--- BEGIN Dataset content ---

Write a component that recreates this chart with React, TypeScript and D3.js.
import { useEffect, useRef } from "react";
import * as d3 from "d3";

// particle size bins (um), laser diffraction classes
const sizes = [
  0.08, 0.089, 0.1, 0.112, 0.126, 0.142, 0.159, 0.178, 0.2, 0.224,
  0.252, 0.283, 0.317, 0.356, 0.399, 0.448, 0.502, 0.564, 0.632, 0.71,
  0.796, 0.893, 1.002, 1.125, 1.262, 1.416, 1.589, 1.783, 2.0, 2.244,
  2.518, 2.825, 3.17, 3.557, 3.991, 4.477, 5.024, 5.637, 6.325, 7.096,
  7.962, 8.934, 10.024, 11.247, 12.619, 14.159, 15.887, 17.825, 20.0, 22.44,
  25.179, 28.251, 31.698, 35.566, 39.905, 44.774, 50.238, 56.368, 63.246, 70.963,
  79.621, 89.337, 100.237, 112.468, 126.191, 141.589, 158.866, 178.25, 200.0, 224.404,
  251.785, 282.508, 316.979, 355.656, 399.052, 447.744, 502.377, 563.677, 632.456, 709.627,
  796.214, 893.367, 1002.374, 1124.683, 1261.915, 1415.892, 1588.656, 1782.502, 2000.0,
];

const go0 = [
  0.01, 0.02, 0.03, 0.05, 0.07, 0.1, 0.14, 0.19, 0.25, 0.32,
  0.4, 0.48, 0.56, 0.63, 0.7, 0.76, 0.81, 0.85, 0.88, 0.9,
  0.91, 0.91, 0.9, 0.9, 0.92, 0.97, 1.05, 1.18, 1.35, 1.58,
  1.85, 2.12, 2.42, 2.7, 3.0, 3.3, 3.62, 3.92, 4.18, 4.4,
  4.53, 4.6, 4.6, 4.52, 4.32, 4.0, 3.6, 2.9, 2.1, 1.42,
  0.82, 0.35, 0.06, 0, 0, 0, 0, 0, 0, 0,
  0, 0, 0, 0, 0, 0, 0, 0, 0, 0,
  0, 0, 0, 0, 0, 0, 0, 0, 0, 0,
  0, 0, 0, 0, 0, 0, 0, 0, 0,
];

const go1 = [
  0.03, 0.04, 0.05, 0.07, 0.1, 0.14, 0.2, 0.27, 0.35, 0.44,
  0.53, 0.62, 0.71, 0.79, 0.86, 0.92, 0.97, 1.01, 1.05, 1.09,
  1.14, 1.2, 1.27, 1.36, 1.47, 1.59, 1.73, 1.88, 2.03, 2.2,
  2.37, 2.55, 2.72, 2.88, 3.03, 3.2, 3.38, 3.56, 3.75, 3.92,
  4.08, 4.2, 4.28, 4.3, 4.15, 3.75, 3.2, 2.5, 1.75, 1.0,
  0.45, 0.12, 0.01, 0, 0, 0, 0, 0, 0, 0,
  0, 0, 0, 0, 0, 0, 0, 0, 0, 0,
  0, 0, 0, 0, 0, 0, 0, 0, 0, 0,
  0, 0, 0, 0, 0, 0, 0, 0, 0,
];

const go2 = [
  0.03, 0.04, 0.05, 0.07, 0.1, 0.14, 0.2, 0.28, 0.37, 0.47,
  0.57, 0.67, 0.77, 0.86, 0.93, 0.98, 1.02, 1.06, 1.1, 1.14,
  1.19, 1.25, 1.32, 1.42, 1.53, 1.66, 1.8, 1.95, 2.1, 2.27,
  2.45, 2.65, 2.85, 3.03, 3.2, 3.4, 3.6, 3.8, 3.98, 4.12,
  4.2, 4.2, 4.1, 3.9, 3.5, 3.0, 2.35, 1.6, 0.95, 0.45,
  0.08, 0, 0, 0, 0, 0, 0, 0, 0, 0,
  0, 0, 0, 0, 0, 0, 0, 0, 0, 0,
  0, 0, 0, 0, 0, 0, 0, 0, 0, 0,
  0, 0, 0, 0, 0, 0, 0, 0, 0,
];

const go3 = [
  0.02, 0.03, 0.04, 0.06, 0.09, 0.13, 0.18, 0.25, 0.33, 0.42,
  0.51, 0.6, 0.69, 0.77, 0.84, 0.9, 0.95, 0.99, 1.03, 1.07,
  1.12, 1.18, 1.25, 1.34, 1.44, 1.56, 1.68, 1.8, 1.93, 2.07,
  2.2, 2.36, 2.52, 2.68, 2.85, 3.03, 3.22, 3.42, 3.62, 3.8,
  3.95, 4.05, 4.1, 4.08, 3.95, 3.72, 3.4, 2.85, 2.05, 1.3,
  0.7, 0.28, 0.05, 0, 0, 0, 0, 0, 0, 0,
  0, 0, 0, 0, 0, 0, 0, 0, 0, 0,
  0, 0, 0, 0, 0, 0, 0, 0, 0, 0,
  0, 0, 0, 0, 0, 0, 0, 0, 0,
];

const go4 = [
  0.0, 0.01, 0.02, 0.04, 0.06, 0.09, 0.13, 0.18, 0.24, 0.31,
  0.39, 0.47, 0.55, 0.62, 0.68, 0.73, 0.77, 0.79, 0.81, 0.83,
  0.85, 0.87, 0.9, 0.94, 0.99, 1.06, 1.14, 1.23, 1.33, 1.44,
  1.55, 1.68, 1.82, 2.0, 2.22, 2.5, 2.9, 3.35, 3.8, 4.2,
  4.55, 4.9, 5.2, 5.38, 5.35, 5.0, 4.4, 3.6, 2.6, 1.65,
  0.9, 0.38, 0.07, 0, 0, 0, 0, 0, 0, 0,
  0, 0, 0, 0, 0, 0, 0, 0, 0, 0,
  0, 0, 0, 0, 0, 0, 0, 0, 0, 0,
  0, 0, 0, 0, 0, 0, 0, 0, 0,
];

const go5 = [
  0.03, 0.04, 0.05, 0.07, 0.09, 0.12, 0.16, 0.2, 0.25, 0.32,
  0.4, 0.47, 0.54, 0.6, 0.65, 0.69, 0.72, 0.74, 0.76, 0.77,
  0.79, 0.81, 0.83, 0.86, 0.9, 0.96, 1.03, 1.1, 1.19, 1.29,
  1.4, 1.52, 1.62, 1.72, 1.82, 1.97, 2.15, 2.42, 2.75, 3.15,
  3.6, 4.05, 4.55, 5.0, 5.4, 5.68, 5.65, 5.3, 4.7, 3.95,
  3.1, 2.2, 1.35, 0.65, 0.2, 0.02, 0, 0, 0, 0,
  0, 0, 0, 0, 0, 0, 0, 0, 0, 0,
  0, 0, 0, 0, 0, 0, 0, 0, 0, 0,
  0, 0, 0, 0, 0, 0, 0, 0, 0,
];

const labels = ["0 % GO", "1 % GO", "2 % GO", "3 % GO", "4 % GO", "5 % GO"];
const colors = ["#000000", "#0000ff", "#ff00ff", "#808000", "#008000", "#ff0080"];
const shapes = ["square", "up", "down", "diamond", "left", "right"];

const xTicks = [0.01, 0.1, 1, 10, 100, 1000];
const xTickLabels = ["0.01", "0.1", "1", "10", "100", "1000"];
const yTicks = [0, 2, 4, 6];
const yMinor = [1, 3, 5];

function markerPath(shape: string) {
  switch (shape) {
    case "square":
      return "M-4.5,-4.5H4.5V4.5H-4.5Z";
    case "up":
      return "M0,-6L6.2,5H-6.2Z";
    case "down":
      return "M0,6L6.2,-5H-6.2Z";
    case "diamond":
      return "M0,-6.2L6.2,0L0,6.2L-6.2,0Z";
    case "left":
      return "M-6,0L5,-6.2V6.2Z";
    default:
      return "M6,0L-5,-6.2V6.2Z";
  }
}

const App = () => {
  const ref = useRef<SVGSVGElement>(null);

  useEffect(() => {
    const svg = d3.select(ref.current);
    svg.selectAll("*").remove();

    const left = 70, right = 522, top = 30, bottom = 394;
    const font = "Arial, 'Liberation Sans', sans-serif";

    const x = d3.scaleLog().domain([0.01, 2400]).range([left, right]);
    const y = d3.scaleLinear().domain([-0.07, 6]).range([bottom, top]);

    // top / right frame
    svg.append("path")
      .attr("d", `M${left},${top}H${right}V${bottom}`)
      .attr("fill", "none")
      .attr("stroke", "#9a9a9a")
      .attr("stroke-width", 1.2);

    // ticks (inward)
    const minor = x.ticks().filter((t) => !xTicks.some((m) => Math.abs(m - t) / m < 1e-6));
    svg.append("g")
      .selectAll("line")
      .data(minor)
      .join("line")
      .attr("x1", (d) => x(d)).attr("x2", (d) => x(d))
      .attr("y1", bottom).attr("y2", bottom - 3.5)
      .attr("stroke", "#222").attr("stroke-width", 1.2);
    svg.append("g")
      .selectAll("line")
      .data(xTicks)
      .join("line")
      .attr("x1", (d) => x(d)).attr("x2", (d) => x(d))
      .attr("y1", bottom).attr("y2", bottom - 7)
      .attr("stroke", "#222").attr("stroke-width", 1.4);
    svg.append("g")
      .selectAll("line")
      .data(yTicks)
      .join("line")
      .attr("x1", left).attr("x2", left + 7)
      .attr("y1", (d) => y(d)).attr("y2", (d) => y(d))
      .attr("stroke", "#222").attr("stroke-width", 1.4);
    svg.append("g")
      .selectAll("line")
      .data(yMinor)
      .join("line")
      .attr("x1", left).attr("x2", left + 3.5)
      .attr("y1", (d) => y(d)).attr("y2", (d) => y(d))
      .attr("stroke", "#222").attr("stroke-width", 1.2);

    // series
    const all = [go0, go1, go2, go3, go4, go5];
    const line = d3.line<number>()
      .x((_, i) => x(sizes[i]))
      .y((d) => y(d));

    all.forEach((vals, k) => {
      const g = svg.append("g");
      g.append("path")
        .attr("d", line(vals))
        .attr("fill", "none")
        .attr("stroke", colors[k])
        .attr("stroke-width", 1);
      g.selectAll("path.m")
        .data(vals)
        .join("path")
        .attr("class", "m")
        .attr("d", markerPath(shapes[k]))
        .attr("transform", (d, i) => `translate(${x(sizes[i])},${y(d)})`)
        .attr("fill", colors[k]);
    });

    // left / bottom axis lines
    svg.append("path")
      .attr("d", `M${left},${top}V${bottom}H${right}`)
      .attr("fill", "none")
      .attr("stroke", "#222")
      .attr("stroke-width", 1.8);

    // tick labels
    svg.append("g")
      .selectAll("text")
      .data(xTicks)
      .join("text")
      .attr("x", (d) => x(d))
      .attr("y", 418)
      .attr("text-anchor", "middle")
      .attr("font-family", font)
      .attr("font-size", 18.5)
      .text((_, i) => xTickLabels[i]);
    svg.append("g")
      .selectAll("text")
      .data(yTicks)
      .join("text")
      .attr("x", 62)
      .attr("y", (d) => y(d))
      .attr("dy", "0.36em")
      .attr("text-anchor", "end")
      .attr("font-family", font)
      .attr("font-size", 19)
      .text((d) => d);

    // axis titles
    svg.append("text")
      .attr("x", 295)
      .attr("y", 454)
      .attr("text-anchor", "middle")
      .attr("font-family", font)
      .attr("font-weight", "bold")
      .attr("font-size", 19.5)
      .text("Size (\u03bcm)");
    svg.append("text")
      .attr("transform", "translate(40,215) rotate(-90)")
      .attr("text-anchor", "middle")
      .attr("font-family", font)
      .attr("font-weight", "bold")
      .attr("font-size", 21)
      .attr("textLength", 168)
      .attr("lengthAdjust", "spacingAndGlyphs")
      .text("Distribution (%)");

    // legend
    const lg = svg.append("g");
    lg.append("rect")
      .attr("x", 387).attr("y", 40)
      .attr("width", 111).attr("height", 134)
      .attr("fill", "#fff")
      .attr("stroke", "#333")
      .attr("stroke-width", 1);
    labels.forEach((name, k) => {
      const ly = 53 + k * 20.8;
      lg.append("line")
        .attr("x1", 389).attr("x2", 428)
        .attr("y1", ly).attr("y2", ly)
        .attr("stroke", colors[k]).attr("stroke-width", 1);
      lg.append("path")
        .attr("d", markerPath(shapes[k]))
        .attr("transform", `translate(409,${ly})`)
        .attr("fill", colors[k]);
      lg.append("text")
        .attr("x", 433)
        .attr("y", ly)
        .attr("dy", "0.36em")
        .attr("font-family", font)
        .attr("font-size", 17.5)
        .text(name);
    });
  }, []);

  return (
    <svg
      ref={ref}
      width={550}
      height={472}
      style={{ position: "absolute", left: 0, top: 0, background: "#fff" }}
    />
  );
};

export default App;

--- END Dataset content ---

* [Problem to work on]: Set down verbatim only the lines between the start of the data above and the line with "import * as", both boundaries included.

* [The result]:
Write a component that recreates this chart with React, TypeScript and D3.js.
import { useEffect, useRef } from "react";
import * as d3 from "d3";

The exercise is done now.